驚いたようなアゼルの顔に、セリスは恥ずかしそうに視線を落とした。
「おぅい。そんなとこで突っ立ってて、寒くないんか」
薪を抱えた師匠の大きな呼び声に、二人ははっと離れて気まずそうに顔を背け合う。持ってきた包みを掲げてわざとらしく走り出したアゼルの後を、セリスは慌ててついて行く。
甕を開けると独特の臭いが立ち上ってくる。魚を開いて蒸した雑穀や豆とともに塩で漬けて発酵させたトッサムという漬物。秋の終わり頃に仕込み、年が明ける頃から食べられるようになる。少ない塩でも作れる保存食なのだが癖のある味であり、春になる頃まで漬けたものは、食べられないという人も多い。

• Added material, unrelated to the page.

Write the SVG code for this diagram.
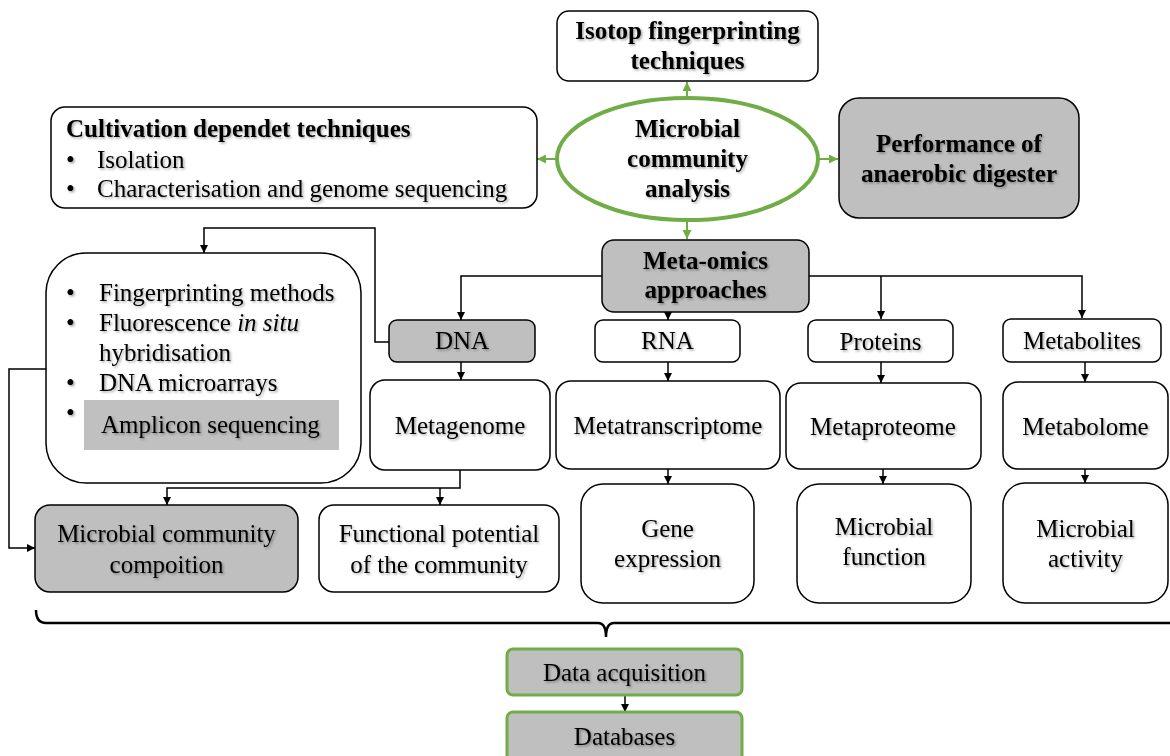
<svg xmlns="http://www.w3.org/2000/svg" width="1170" height="756" viewBox="0 0 1170 756">
<defs>
<style>
text{font-family:"Liberation Serif","Times New Roman",serif;font-size:25px;fill:#000;filter:url(#sh)}
.b{font-weight:bold}
.m{text-anchor:middle}
.box{fill:#fff;stroke:#000;stroke-width:1.5}
.gbox{fill:#bfbfbf;stroke:#000;stroke-width:1.5}
.grn{fill:#bfbfbf;stroke:#70ad47;stroke-width:3}
.c{fill:none;stroke:#000;stroke-width:1.5}
.cg{fill:none;stroke:#70ad47;stroke-width:2}
</style>
<filter id="sh" x="-5%" y="-20%" width="110%" height="150%">
<feDropShadow dx="1.5" dy="1.5" stdDeviation="0.8" flood-color="#000" flood-opacity="0.35"/>
</filter>
<marker id="a" viewBox="0 0 10 10" refX="10" refY="5" markerWidth="8" markerHeight="8" markerUnits="userSpaceOnUse" orient="auto">
<path d="M0,0 L10,5 L0,10 z" fill="#000"/>
</marker>
<marker id="ag" viewBox="0 0 10 10" refX="10" refY="5" markerWidth="9" markerHeight="9" markerUnits="userSpaceOnUse" orient="auto">
<path d="M0,0 L10,5 L0,10 z" fill="#70ad47"/>
</marker>
</defs>
<rect width="1170" height="756" fill="#fff"/>

<g id="connectors">
<path class="cg" d="M687,98 V82" marker-end="url(#ag)"/>
<path class="cg" d="M557,159 H537" marker-end="url(#ag)"/>
<path class="cg" d="M818,159 H838" marker-end="url(#ag)"/>
<path class="cg" d="M687,220 V239" marker-end="url(#ag)"/>
<path class="c" d="M602,276 H461 V320" marker-end="url(#a)"/>
<path class="c" d="M809,276 H1082 V318" marker-end="url(#a)"/>
<path class="c" d="M881,276 V319" marker-end="url(#a)"/>
<path class="c" d="M668,312 V320" marker-end="url(#a)"/>
<path class="c" d="M389,342 H375 V228 H204 V253" marker-end="url(#a)"/>
<path class="c" d="M461,362 V380" marker-end="url(#a)"/>
<path class="c" d="M668,362 V381" marker-end="url(#a)"/>
<path class="c" d="M881,362 V383" marker-end="url(#a)"/>
<path class="c" d="M1085,362 V382" marker-end="url(#a)"/>
<path class="c" d="M460,470 V488 H167 V505" marker-end="url(#a)"/>
<path class="c" d="M440,488 V505" marker-end="url(#a)"/>
<path class="c" d="M46,369 H9 V548 H35" marker-end="url(#a)"/>
<path class="c" d="M668,469 V484" marker-end="url(#a)"/>
<path class="c" d="M883,469 V484" marker-end="url(#a)"/>
<path class="c" d="M1085,469 V483" marker-end="url(#a)"/>
<path d="M36,610 Q36,623 46,623 H598 Q606,623 606,637 Q606,623 614,623 H1172" fill="none" stroke="#000" stroke-width="2.5"/>
<path class="c" d="M625,695 V712" marker-end="url(#a)"/>
</g>

<g id="isotop">
<rect class="box" x="557" y="11" width="261" height="70" rx="12"/>
<text class="b m" x="687.5" y="39">Isotop fingerprinting</text>
<text class="b m" x="687.5" y="69">techniques</text>
</g>

<g id="mca">
<ellipse cx="687.5" cy="159" rx="130.5" ry="61" fill="#fff" stroke="#70ad47" stroke-width="4"/>
<text class="b m" x="687.5" y="137">Microbial</text>
<text class="b m" x="687.5" y="167">community</text>
<text class="b m" x="687.5" y="197">analysis</text>
</g>

<g id="cultivation">
<rect class="box" x="51" y="107" width="486" height="101" rx="14"/>
<text class="b" x="66" y="137">Cultivation dependet techniques</text>
<text x="66" y="168">•</text><text x="97" y="168">Isolation</text>
<text x="66" y="197">•</text><text x="97" y="197">Characterisation and genome sequencing</text>
</g>

<g id="performance">
<rect class="gbox" x="839" y="98" width="240" height="120" rx="20"/>
<text class="b m" x="959" y="152">Performance of</text>
<text class="b m" x="959" y="182">anaerobic digester</text>
</g>

<g id="metaomics">
<rect class="gbox" x="602" y="240" width="207" height="72" rx="12"/>
<text class="b m" x="705.5" y="269">Meta-omics</text>
<text class="b m" x="705.5" y="298">approaches</text>
</g>

<g id="methods">
<rect class="box" x="46" y="253" width="315" height="230" rx="40"/>
<rect x="84" y="400" width="255" height="50" fill="#c0c0c0"/>
<text x="66" y="301">•</text><text x="99" y="301">Fingerprinting methods</text>
<text x="66" y="331">•</text><text x="99" y="331">Fluorescence <tspan font-style="italic">in situ</tspan></text>
<text x="99" y="361">hybridisation</text>
<text x="66" y="391">•</text><text x="99" y="391">DNA microarrays</text>
<text x="66" y="421">•</text><text x="101" y="433">Amplicon sequencing</text>
</g>

<g id="dna">
<rect class="gbox" x="389" y="320" width="146" height="42" rx="8"/>
<text class="m" x="462" y="349">DNA</text>
</g>
<g id="rna">
<rect class="box" x="595" y="320" width="145" height="42" rx="8"/>
<text class="m" x="667.5" y="349">RNA</text>
</g>
<g id="proteins">
<rect class="box" x="808" y="320" width="145" height="42" rx="8"/>
<text class="m" x="880.5" y="350">Proteins</text>
</g>
<g id="metabolites">
<rect class="box" x="1003" y="319" width="158" height="43" rx="8"/>
<text class="m" x="1082" y="349">Metabolites</text>
</g>

<g id="metagenome">
<rect class="box" x="370" y="380" width="180" height="90" rx="15"/>
<text class="m" x="460" y="434">Metagenome</text>
</g>
<g id="metatranscriptome">
<rect class="box" x="556" y="381" width="224" height="88" rx="15"/>
<text class="m" x="668" y="434">Metatranscriptome</text>
</g>
<g id="metaproteome">
<rect class="box" x="786" y="383" width="195" height="86" rx="15"/>
<text class="m" x="883" y="435">Metaproteome</text>
</g>
<g id="metabolome">
<rect class="box" x="1003" y="382" width="165" height="87" rx="15"/>
<text class="m" x="1085.5" y="435">Metabolome</text>
</g>

<g id="composition">
<rect class="gbox" x="35" y="505" width="263" height="87" rx="15"/>
<text class="m" x="166.5" y="542">Microbial community</text>
<text class="m" x="166.5" y="573">compoition</text>
</g>
<g id="functional">
<rect class="box" x="319" y="505" width="240" height="87" rx="15"/>
<text class="m" x="439" y="542">Functional potential</text>
<text class="m" x="439" y="573">of the community</text>
</g>
<g id="gene">
<rect class="box" x="581" y="484" width="173" height="119" rx="22"/>
<text class="m" x="667.5" y="537">Gene</text>
<text class="m" x="667.5" y="567">expression</text>
</g>
<g id="function">
<rect class="box" x="797" y="484" width="174" height="119" rx="22"/>
<text class="m" x="884" y="535">Microbial</text>
<text class="m" x="884" y="565">function</text>
</g>
<g id="activity">
<rect class="box" x="1003" y="483" width="165" height="120" rx="22"/>
<text class="m" x="1085.5" y="537">Microbial</text>
<text class="m" x="1085.5" y="567">activity</text>
</g>

<g id="acquisition">
<rect class="grn" x="507" y="649" width="235" height="46" rx="6"/>
<text class="m" x="624.5" y="681">Data acquisition</text>
</g>
<g id="databases">
<rect class="grn" x="507" y="712" width="235" height="50" rx="6"/>
<text class="m" x="624.5" y="745">Databases</text>
</g>
</svg>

「今の人は贅沢になったもんだよ、昔の冬のご馳走といえばこれだったのに」
マーレンはそう言いながら、子供達が残したトッサムを食べていく。ナギとヤナンに鼻をつまむのをやめさせるが、セリスも食べられずに残している。
寒さもだいぶ緩み、日の光には春の兆しが見えるようになってきていた。早速芽を出した若菜の緑が、粥の鍋の中にも浮かんでいる。もうしばらくすれば、年に一度の祭りの準備が始まる。
「兄ちゃん、今年も一番になる?」
ヤナンの問いかけに、アゼルは力強くうなずく。祭りに先立って行われる『酒鞠追い』に、今年も出場するのだ。彼は去年、ゲランの三連覇を阻止している。
動物の皮で作った人の頭ほどの大きさの鞠に酒を詰め、それを村の若者たちが奪い合いながらファロの木を目指す。鞠を持ってファロの木にたどり着き、最後に鞠を木に叩きつけて中の酒を捧げた者が勝者となる決まりだ。
アゼルに言わせれば、取り巻きを使って鞠を運ばせ、鞠を木に叩きつけるところだけやって勝者を名乗るゲランの方が卑怯者だった。だから、ファロの木に至る道に様々な仕掛けを事前に仕込んでおいた事を卑怯と言われる筋合いはなかった。
そのためゲランは、アゼルが魔術を使って不正をしたなどというと言いがかりをつける事しか出来なかった。それが去年の決闘騒ぎの直接の原因だ。
今年は正々堂々の勝負になる、アゼルは気合を込めて言った。マーレンは渋い顔をするが、何も言わない。突然、ドアを猛烈にたたく音がした。
「マーレンさん、怪我人だ!」
血相を変えた村人がそう言って飛び込んできた。外に出ると、馬に引かせた荷車がやって来るのが見える。マーレンは子供達に指示を出して、治療の準備を整える。運ばれてきた怪我人の顔を見て、彼女の顔色も変わった。
隣村に嫁いだユンハの夫が、大怪我をして運ばれてきたのだ。しかし付き添う人の姿はない。運んできた村人に聞いても、村と村をつなぐ道の中ほどで倒れているところを見つけて慌てて運んできたのだと言うだけだった。